In 2023, charities voiced concerns to John Swinney, then Acting Finance minister that the proportion of funding specifically for mental health services had effectively reduced in real terms.  

In his leadership acceptance speech, John Swinney highlighted a commitment to addressing challenges faced by the NHS among other priorities. He emphasised the importance of collaborative work across party lines to enhance public services like healthcare and improve the overall welfare of Scotland.


John Swinney has been engaged in addressing several aspects of Scotland’s housing crisis, throughout his time in government, particularly focusing on social housing and the broader challenges of the housing market.

Swinney has highlighted social housing as a critical area, expressing concerns about budget cuts from the UK government that could impact Scottish housing policy. He has urged for considerations that would prevent disproportionate cuts in Scotland compared to other parts of the UK, emphasising the unique challenges and achievements in keeping social rents low in Scotland​. 

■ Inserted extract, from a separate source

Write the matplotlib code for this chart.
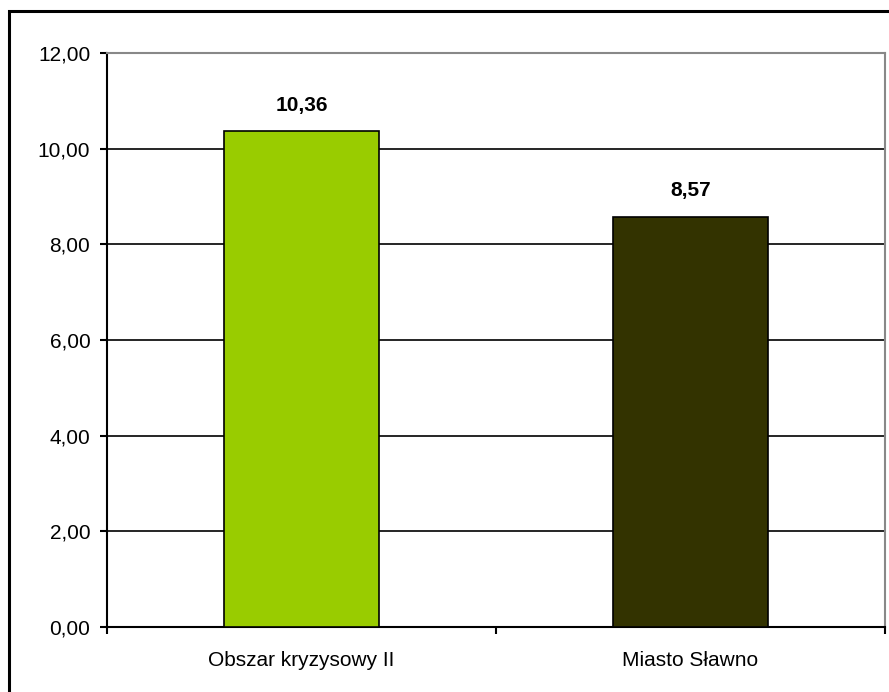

Swinney has also been involved in discussions around fiscal policies impacting housing, advocating for the Scottish Government’s ability to design distinctive approaches to address these challenges, aligning with a vision of a fairer society. In his acceptance speech for the SNP leadership, he expressed a commitment to addressing the housing crisis in Scotland. He emphasised building more homes as part of a broader vision to create a dynamic and inclusive Scotland.  


John Swinney’s tenure as Education Secretary from 2016 onwards was marked by ambitious goals and varied results. He focused on improving Scottish education through strategies that aimed at both excellence and equity. A key pledge during his time was to close the attainment gap, a longstanding issue in Scottish education. Despite efforts and investments, including over £750 million through the Attainment Scotland Fund, progress in closing this gap has been mixed.

Criticism and support for Swinney’s policies have been mixed among educators and political figures. He was known for being open to dialogue, often engaging directly with teachers and educational leaders to discuss and refine his policies.